[START EXERCISE DATA]
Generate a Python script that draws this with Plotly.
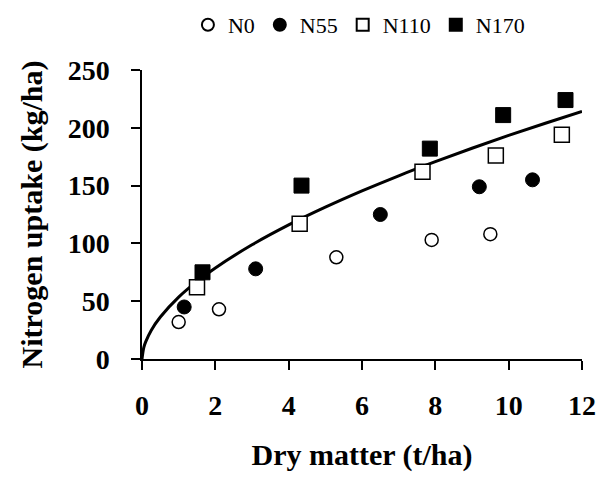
import plotly.graph_objects as go

# Data
n0_x = [1.0, 2.1, 5.3, 7.9, 9.5]
n0_y = [32, 43, 88, 103, 108]
n55_x = [1.15, 3.1, 6.5, 9.2, 10.65]
n55_y = [45, 78, 125, 149, 155]
n110_x = [1.5, 4.3, 7.65, 9.65, 11.45]
n110_y = [62, 117, 162, 176, 194]
n170_x = [1.65, 4.35, 7.85, 9.85, 11.55]
n170_y = [75, 150, 182, 211, 224]

curve_x = [0, 0.05, 0.1, 0.25, 0.5, 1, 1.5, 2, 3, 4, 5, 6, 7, 8, 9, 10, 11, 12]
curve_y = [0, 10.1, 14.8, 24.7, 36.3, 53.5, 67.1, 78.8, 98.8, 116.0, 131.3,
           145.4, 158.5, 170.7, 182.3, 193.4, 203.9, 214.1]

x_ticks = [0, 2, 4, 6, 8, 10, 12]
y_ticks = [0, 50, 100, 150, 200, 250]

FONT = "Liberation Serif"

fig = go.Figure()
fig.add_trace(go.Scatter(x=curve_x, y=curve_y, mode="lines", line=dict(color="black", width=3, shape="spline"),
                         showlegend=False, hoverinfo="skip"))
fig.add_trace(go.Scatter(x=n0_x, y=n0_y, mode="markers", name="N0",
                         marker=dict(symbol="circle", size=13, color="white", line=dict(color="black", width=1.5))))
fig.add_trace(go.Scatter(x=n55_x, y=n55_y, mode="markers", name="N55",
                         marker=dict(symbol="circle", size=14, color="black", line=dict(color="black", width=1))))
fig.add_trace(go.Scatter(x=n110_x, y=n110_y, mode="markers", name="N110",
                         marker=dict(symbol="square", size=15, color="white", line=dict(color="black", width=1.5))))
fig.add_trace(go.Scatter(x=n170_x, y=n170_y, mode="markers", name="N170",
                         marker=dict(symbol="square", size=15, color="black", line=dict(color="black", width=1))))

fig.update_layout(
    width=596, height=478,
    margin=dict(l=142, r=14, t=70, b=119, autoexpand=False),
    paper_bgcolor="white", plot_bgcolor="white",
    font=dict(family=FONT, color="black"),
    legend=dict(orientation="h", x=0.493, xanchor="center", y=1.156, yanchor="middle",
                font=dict(family=FONT, size=22, color="black"), bgcolor="rgba(0,0,0,0)",
                itemwidth=30, itemsizing="constant", tracegroupgap=0),
    xaxis=dict(range=[0, 12], tickvals=x_ticks, ticktext=[str(v) for v in x_ticks],
               showgrid=False, zeroline=False, showline=True, linecolor="black", linewidth=1.5,
               ticks="outside", ticklen=9, tickwidth=1.5, tickcolor="black",
               tickfont=dict(family=FONT, size=28, color="black", weight="bold"),
               ticklabelstandoff=12,
               title=dict(text="Dry matter (t/ha)", font=dict(family=FONT, size=30, color="black", weight="bold"),
                          standoff=24),
               automargin=False),
    yaxis=dict(range=[0, 250], tickvals=y_ticks, ticktext=[str(v) for v in y_ticks],
               showgrid=False, zeroline=False, showline=True, linecolor="black", linewidth=1.5,
               ticks="outside", ticklen=9, tickwidth=1.5, tickcolor="black",
               tickfont=dict(family=FONT, size=28, color="black", weight="bold"),
               ticklabelstandoff=16,
               title=dict(text="Nitrogen uptake (kg/ha)", font=dict(family=FONT, size=30, color="black", weight="bold"),
                          standoff=16),
               automargin=False),
)

fig.write_html("out.html")
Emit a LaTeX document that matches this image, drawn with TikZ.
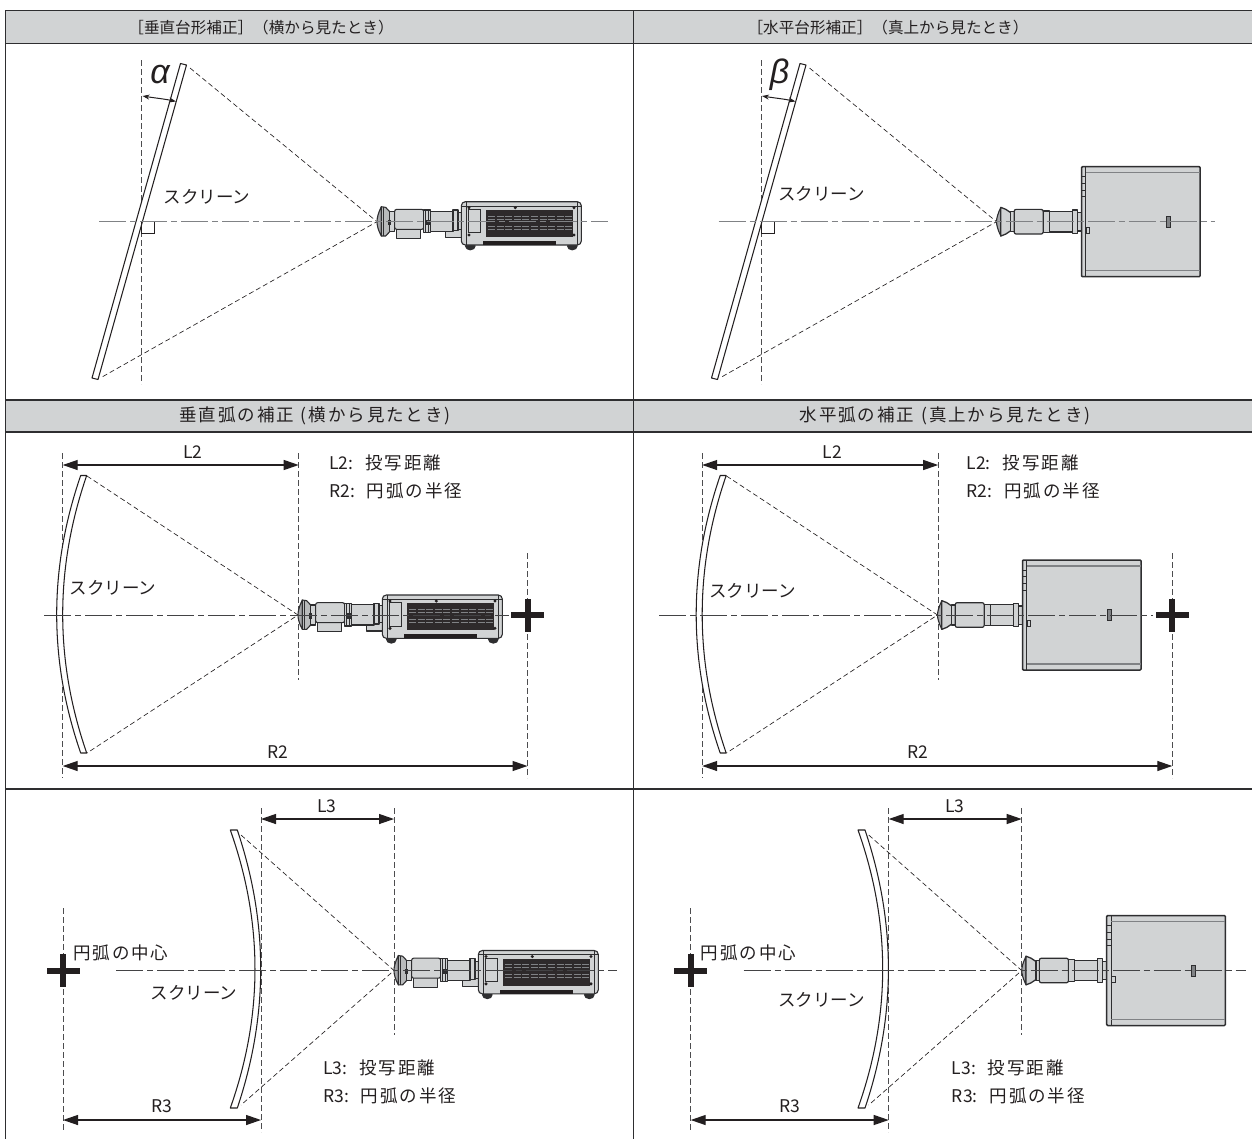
[END EXERCISE DATA]
Repeat the lines of the listing above verbatim, beginning at its first line and ending at the line containing "n170_y = [75, 150, 182, 211, 224]", which is included. Omit pictures.

SOLUTION BELOW:
Generate a Python script that draws this with Plotly.
import plotly.graph_objects as go

# Data
n0_x = [1.0, 2.1, 5.3, 7.9, 9.5]
n0_y = [32, 43, 88, 103, 108]
n55_x = [1.15, 3.1, 6.5, 9.2, 10.65]
n55_y = [45, 78, 125, 149, 155]
n110_x = [1.5, 4.3, 7.65, 9.65, 11.45]
n110_y = [62, 117, 162, 176, 194]
n170_x = [1.65, 4.35, 7.85, 9.85, 11.55]
n170_y = [75, 150, 182, 211, 224]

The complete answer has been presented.